Some outside help
When a customer asks Randy Long for help repainting a house or sprucing up an entrance-way, the owner of tech startup Welcome Home Unique Exterior Design gets pumped up like a teenager set to test-drive a sports car.
Long, who’s 57, started the Liberty Lake design firm earlier this year with the help of his wife, Anne. After leaving Intec, a tech advocacy group, in 2002, Long looked around and decided to start his own company.
A longtime gardener and woodworker, Long considered opening a gardening center. Then he realized the work would be seasonal “and probably not very challenging,” he said.
He spotted a niche in using software tools to help owners modify or redesign their home exteriors.
Long spent several months in 2002 remodeling the exterior of his Liberty Lake home. Afterward, visitors told him they wanted to know which professional designers he’d hired for the project, he said.
“I realized most people have a hard time visualizing how to change or make changes to their homes,” Long said. “I help with that visualizing, using the design of the house and then helping it look new and unique.”
Welcome Home uses home-and-garden software to give customers fast, colorful previews of how their home will look with different options for fixtures, siding, color patterns or entry design.
It’s all done using digital images; after inputting images of a home’s outside features, Long starts moving things around, adjusting fixtures, adding exterior details, changing roof lines, doors and windows, modifying wall colors and revising the landscape.
The software lays out 3D before-and-after views of a building’s exterior.

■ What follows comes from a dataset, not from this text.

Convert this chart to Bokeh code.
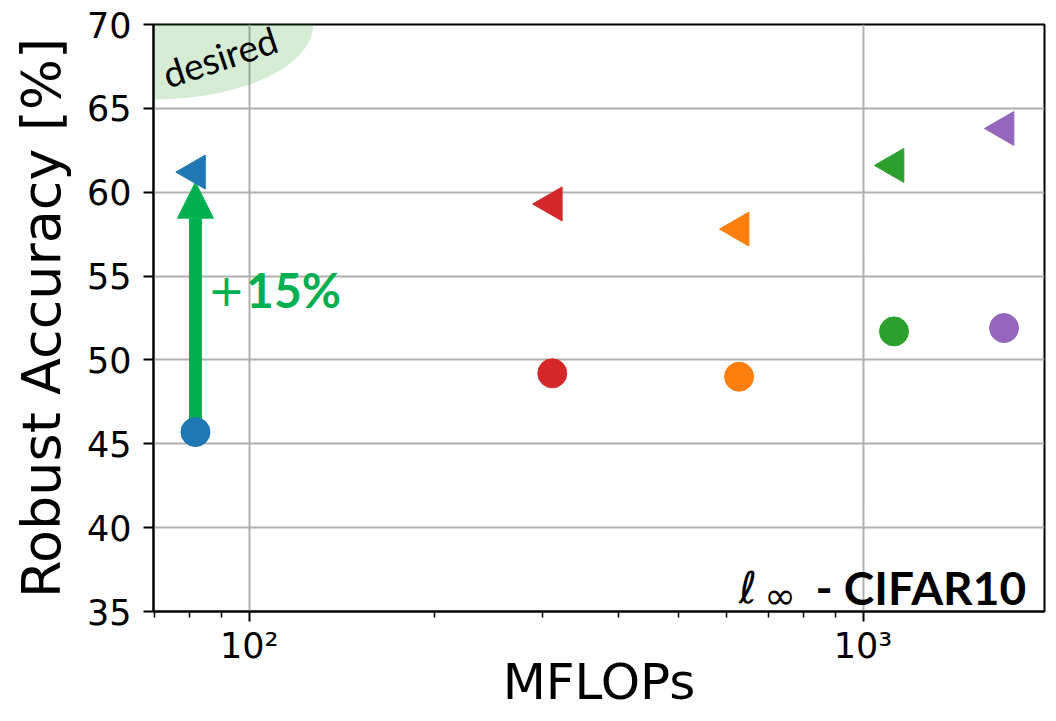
import numpy as np
from bokeh.plotting import figure
from bokeh.models import Range1d, FixedTicker, Arrow, NormalHead, ColumnDataSource
from bokeh.core.properties import value
from bokeh.embed import file_html
from bokeh.resources import INLINE

# ---- data ----
models = ["A", "B", "C", "D", "E"]
colors = ["#1f77b4", "#d62728", "#ff7f0e", "#2ca02c", "#9467bd"]
mflops = [81.7, 311.6, 628.0, 1123.0, 1697.0]
acc_baseline = [45.7, 49.2, 49.0, 51.7, 51.9]      # circles
acc_ours = [61.2, 59.3, 57.8, 61.6, 63.8]          # left triangles
y_ticks = [35, 40, 45, 50, 55, 60, 65, 70]
x_major = [100, 1000]
x_major_labels = {100: "10²", 1000: "10³"}
x_minor = [70, 80, 90, 200, 300, 400, 500, 600, 700, 800, 900, 2000]
gain_label = "15%"

GREEN = "#00b050"
FONT = "DejaVu Sans"

p = figure(width=1048, height=713, x_axis_type="log",
           x_range=Range1d(69.8, 1975), y_range=Range1d(35, 70),
           output_backend="svg", toolbar_location=None,
           min_border_left=153, min_border_right=4,
           min_border_top=24, min_border_bottom=100)
p.background_fill_color = "white"
p.border_fill_color = "white"
p.outline_line_color = "black"
p.outline_line_width = 2

# axes
p.xaxis.ticker = FixedTicker(ticks=x_major, minor_ticks=x_minor)
p.xaxis.major_label_overrides = x_major_labels
p.yaxis.ticker = FixedTicker(ticks=y_ticks)
for ax in (p.xaxis[0], p.yaxis[0]):
    ax.axis_line_width = 2
    ax.axis_line_color = "black"
    ax.major_tick_line_width = 2
    ax.minor_tick_line_width = 1.5
    ax.major_tick_out = 10
    ax.major_tick_in = 0
    ax.minor_tick_out = 6
    ax.minor_tick_in = 0
    ax.major_label_text_font = FONT
    ax.major_label_text_font_size = "35px"
    ax.major_label_text_color = "black"
    ax.axis_label_text_font = FONT
    ax.axis_label_text_font_style = "normal"
    ax.axis_label_text_color = "black"
p.yaxis.minor_tick_line_color = None
p.xaxis.axis_label = "MFLOPs"
p.yaxis.axis_label = "Robust Accuracy [%]"
p.xaxis.axis_label_text_font_size = "50px"
p.yaxis.axis_label_text_font_size = "54px"
p.xaxis.major_label_standoff = 4
p.yaxis.major_label_standoff = 12
p.xaxis.axis_label_standoff = -16
p.yaxis.axis_label_standoff = 11

# grid
p.xgrid.ticker = FixedTicker(ticks=x_major)
p.ygrid.ticker = FixedTicker(ticks=y_ticks)
for g in (p.xgrid[0], p.ygrid[0]):
    g.grid_line_color = "#b0b0b0"
    g.grid_line_width = 2
    g.minor_grid_line_color = None

# desired region
p.ellipse(x=[70], y=[70], width=318, height=150, width_units="screen",
          height_units="screen", fill_color="#2ca02c", fill_alpha=0.2,
          line_color=None)
p.text(x=[89.5], y=[68.1], text=["desired"], angle=0.32,
       text_font=value("Lato"), text_font_size="37px",
       text_align="center", text_baseline="middle", text_color="black")

# improvement arrow
arrow = Arrow(end=NormalHead(size=36, fill_color=GREEN, line_color=GREEN, line_width=1),
              x_start=mflops[0], y_start=acc_baseline[0],
              x_end=mflops[0], y_end=acc_ours[0] - 0.6,
              line_color=GREEN, line_width=13, level="underlay")
p.add_layout(arrow)

src = ColumnDataSource(dict(x=mflops, base=acc_baseline, ours=acc_ours, color=colors))
p.scatter("x", "base", source=src, marker="circle", size=29,
          fill_color="color", line_color="color")
p.scatter("x", "ours", source=src, marker="triangle", size=34, angle=np.pi / 2,
          fill_color="color", line_color="color")

# +15% annotation
p.text(x=[85.6], y=[54.2], text=["+"], text_font=value("DejaVu Sans"),
       text_font_size="44px", text_align="left", text_baseline="middle",
       text_color=GREEN)
p.text(x=[98.8], y=[54.2], text=[gain_label], text_font=value("Lato"),
       text_font_style="bold", text_font_size="48px", text_align="left",
       text_baseline="middle", text_color=GREEN)

# norm / dataset label
p.text(x=[628], y=[36.43], text=["ℓ"], text_font=value("DejaVu Sans"),
       text_font_style="italic", text_font_size="44px", text_align="left",
       text_baseline="alphabetic", text_color="black")
p.text(x=[690], y=[35.95], text=["∞"], text_font=value("DejaVu Sans"),
       text_font_size="38px", text_align="left", text_baseline="alphabetic",
       text_color="black")
p.text(x=[1843], y=[36.43], text=["- CIFAR10"], text_font=value("Lato"),
       text_font_style="bold", text_font_size="46px", text_align="right",
       text_baseline="alphabetic", text_color="black")

open("out.html", "w").write(file_html(p, INLINE))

The design, however, is just half of what the company offers. Long has arrangements with 10 area contractors who’ll install doors, repair roofing, do the remodeling or tackle the landscaping.
“For $7,000 to $10,000, people can dramatically change the way their homes look and improve the value of their property,” Long said.
“But we’ll always adjust to the customer’s budget,” he said. If customers want to take on some of the work themselves, Long charges only for what he contributes, or he’ll split the project into several parts and spread the cost over a few years.
He’s the sole proprietor, software specialist and project scheduler. And he goes out to each customer’s home during the project to ensure the work is done right, he says.
His first projects have been fairly simple redesigns.
Long is projecting first-year revenue of about $60,000. If business grows, he’ll add a business manager later this year, he said.
“We started this all on our own and didn’t need to incur any debt,” he said.
Once Long conceived the idea for the company, he sought help from SIRTI to develop a business plan.
Before renting space in the Meadowwood business incubator building in Liberty Lake, Long also asked Gonzaga University’s Hogan Entrepreneurial Program for help.
The Hogan Program provides companies with student interns who can help start-ups develop business tactics or improve their practices.
Long lucked out when fourth-year engineering student Tyler Jantzen volunteered to work with Welcome Home for several months.
A civil engineering student, Jantzen had experience working with computer-aided design software. He was able to find a reliable, off-the-shelf software package that fit Long’s needs.
“Randy’s a perfect person to help others,” Jantzen said. “He’s very good at listening and has a knack for figuring out what you want. Even when you’re not sure what you want.”
Long’s business focuses on exterior projects. But he wouldn’t turn down requests from customers wanting help redoing home interiors, he said.
“If they want me to find them lights, fixtures or paint, I’d be a fool to not do that.”